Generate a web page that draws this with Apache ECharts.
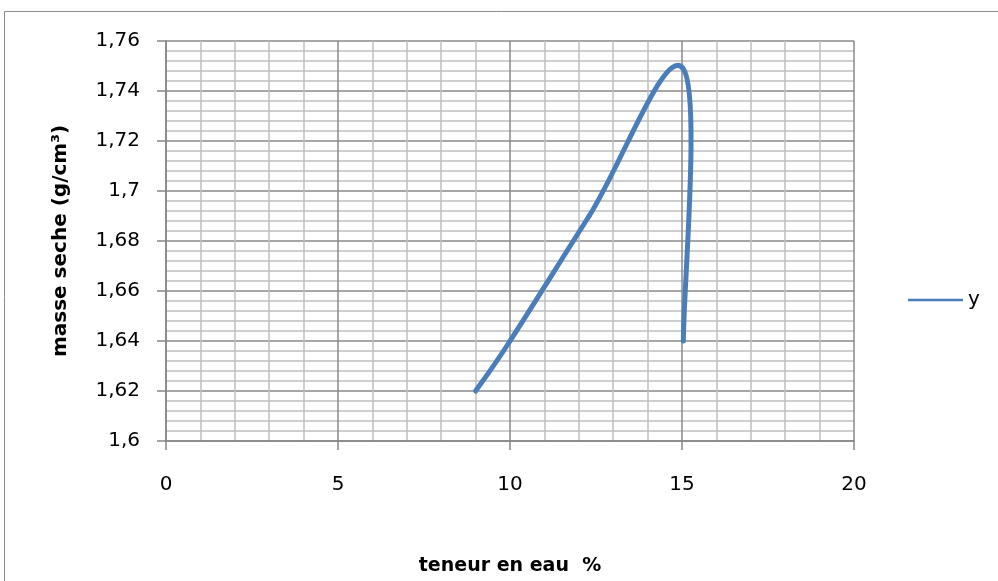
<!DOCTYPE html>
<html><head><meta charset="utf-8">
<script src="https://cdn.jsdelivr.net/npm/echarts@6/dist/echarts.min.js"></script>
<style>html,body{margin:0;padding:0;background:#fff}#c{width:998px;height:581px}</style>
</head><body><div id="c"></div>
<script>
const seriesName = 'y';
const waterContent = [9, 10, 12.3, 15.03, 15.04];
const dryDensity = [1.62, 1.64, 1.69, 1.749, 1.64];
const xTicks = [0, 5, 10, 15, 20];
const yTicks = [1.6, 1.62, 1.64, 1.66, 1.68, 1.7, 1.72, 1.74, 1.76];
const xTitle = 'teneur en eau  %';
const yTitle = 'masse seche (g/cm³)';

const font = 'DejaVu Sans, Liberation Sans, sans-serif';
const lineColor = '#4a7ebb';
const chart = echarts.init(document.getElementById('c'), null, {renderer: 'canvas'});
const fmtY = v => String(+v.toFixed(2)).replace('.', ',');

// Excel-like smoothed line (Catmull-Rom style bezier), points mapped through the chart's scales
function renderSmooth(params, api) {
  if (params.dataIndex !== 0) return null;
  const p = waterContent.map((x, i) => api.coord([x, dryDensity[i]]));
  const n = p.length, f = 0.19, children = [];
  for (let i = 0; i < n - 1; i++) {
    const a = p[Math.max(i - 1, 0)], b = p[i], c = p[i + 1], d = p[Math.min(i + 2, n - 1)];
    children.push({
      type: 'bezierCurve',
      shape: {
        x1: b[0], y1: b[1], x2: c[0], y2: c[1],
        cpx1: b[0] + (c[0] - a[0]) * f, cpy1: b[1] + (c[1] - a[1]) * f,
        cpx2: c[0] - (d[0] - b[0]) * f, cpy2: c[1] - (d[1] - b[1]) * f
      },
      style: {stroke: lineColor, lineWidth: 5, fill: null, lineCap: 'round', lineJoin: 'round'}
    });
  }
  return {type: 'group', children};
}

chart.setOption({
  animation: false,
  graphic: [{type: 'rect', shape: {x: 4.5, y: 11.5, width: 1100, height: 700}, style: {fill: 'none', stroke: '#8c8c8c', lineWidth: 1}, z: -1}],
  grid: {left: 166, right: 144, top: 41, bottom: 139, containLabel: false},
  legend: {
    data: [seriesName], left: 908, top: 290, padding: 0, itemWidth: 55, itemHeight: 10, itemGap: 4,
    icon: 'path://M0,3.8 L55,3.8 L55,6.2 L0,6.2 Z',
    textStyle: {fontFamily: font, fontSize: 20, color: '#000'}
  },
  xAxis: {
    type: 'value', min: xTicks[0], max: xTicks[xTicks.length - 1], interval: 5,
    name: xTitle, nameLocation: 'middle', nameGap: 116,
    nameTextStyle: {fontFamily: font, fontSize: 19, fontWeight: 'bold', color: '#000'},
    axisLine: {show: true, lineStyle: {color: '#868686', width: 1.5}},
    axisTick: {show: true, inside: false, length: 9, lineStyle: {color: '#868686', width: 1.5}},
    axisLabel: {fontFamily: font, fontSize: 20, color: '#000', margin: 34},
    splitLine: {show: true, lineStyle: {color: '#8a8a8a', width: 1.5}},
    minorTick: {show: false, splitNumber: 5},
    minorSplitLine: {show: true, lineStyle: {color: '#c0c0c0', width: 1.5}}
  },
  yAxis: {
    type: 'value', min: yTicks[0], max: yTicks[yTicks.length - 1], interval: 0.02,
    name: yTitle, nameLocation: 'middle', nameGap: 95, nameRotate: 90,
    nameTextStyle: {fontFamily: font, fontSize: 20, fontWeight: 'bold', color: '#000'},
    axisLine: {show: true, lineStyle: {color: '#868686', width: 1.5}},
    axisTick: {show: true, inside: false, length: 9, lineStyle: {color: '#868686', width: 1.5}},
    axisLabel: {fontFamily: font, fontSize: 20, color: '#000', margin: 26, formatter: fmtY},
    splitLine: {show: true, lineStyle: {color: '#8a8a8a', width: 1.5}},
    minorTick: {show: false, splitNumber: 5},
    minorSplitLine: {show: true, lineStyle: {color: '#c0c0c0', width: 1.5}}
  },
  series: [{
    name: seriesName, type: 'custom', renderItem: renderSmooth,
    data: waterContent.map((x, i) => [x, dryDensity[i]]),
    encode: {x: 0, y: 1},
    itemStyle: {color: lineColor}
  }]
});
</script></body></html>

• **Problem requirements**
Without including any pictures, print all of the material exactly as given.

• **Response below**
Generate a web page that draws this with Apache ECharts.
<!DOCTYPE html>
<html><head><meta charset="utf-8">
<script src="https://cdn.jsdelivr.net/npm/echarts@6/dist/echarts.min.js"></script>
<style>html,body{margin:0;padding:0;background:#fff}#c{width:998px;height:581px}</style>
</head><body><div id="c"></div>
<script>
const seriesName = 'y';
const waterContent = [9, 10, 12.3, 15.03, 15.04];
const dryDensity = [1.62, 1.64, 1.69, 1.749, 1.64];
const xTicks = [0, 5, 10, 15, 20];
const yTicks = [1.6, 1.62, 1.64, 1.66, 1.68, 1.7, 1.72, 1.74, 1.76];
const xTitle = 'teneur en eau  %';
const yTitle = 'masse seche (g/cm³)';

const font = 'DejaVu Sans, Liberation Sans, sans-serif';
const lineColor = '#4a7ebb';
const chart = echarts.init(document.getElementById('c'), null, {renderer: 'canvas'});
const fmtY = v => String(+v.toFixed(2)).replace('.', ',');

// Excel-like smoothed line (Catmull-Rom style bezier), points mapped through the chart's scales
function renderSmooth(params, api) {
  if (params.dataIndex !== 0) return null;
  const p = waterContent.map((x, i) => api.coord([x, dryDensity[i]]));
  const n = p.length, f = 0.19, children = [];
  for (let i = 0; i < n - 1; i++) {
    const a = p[Math.max(i - 1, 0)], b = p[i], c = p[i + 1], d = p[Math.min(i + 2, n - 1)];
    children.push({
      type: 'bezierCurve',
      shape: {
        x1: b[0], y1: b[1], x2: c[0], y2: c[1],
        cpx1: b[0] + (c[0] - a[0]) * f, cpy1: b[1] + (c[1] - a[1]) * f,
        cpx2: c[0] - (d[0] - b[0]) * f, cpy2: c[1] - (d[1] - b[1]) * f
      },
      style: {stroke: lineColor, lineWidth: 5, fill: null, lineCap: 'round', lineJoin: 'round'}
    });
  }
  return {type: 'group', children};
}

chart.setOption({
  animation: false,
  graphic: [{type: 'rect', shape: {x: 4.5, y: 11.5, width: 1100, height: 700}, style: {fill: 'none', stroke: '#8c8c8c', lineWidth: 1}, z: -1}],
  grid: {left: 166, right: 144, top: 41, bottom: 139, containLabel: false},
  legend: {
    data: [seriesName], left: 908, top: 290, padding: 0, itemWidth: 55, itemHeight: 10, itemGap: 4,
    icon: 'path://M0,3.8 L55,3.8 L55,6.2 L0,6.2 Z',
    textStyle: {fontFamily: font, fontSize: 20, color: '#000'}
  },
  xAxis: {
    type: 'value', min: xTicks[0], max: xTicks[xTicks.length - 1], interval: 5,
    name: xTitle, nameLocation: 'middle', nameGap: 116,
    nameTextStyle: {fontFamily: font, fontSize: 19, fontWeight: 'bold', color: '#000'},
    axisLine: {show: true, lineStyle: {color: '#868686', width: 1.5}},
    axisTick: {show: true, inside: false, length: 9, lineStyle: {color: '#868686', width: 1.5}},
    axisLabel: {fontFamily: font, fontSize: 20, color: '#000', margin: 34},
    splitLine: {show: true, lineStyle: {color: '#8a8a8a', width: 1.5}},
    minorTick: {show: false, splitNumber: 5},
    minorSplitLine: {show: true, lineStyle: {color: '#c0c0c0', width: 1.5}}
  },
  yAxis: {
    type: 'value', min: yTicks[0], max: yTicks[yTicks.length - 1], interval: 0.02,
    name: yTitle, nameLocation: 'middle', nameGap: 95, nameRotate: 90,
    nameTextStyle: {fontFamily: font, fontSize: 20, fontWeight: 'bold', color: '#000'},
    axisLine: {show: true, lineStyle: {color: '#868686', width: 1.5}},
    axisTick: {show: true, inside: false, length: 9, lineStyle: {color: '#868686', width: 1.5}},
    axisLabel: {fontFamily: font, fontSize: 20, color: '#000', margin: 26, formatter: fmtY},
    splitLine: {show: true, lineStyle: {color: '#8a8a8a', width: 1.5}},
    minorTick: {show: false, splitNumber: 5},
    minorSplitLine: {show: true, lineStyle: {color: '#c0c0c0', width: 1.5}}
  },
  series: [{
    name: seriesName, type: 'custom', renderItem: renderSmooth,
    data: waterContent.map((x, i) => [x, dryDensity[i]]),
    encode: {x: 0, y: 1},
    itemStyle: {color: lineColor}
  }]
});
</script></body></html>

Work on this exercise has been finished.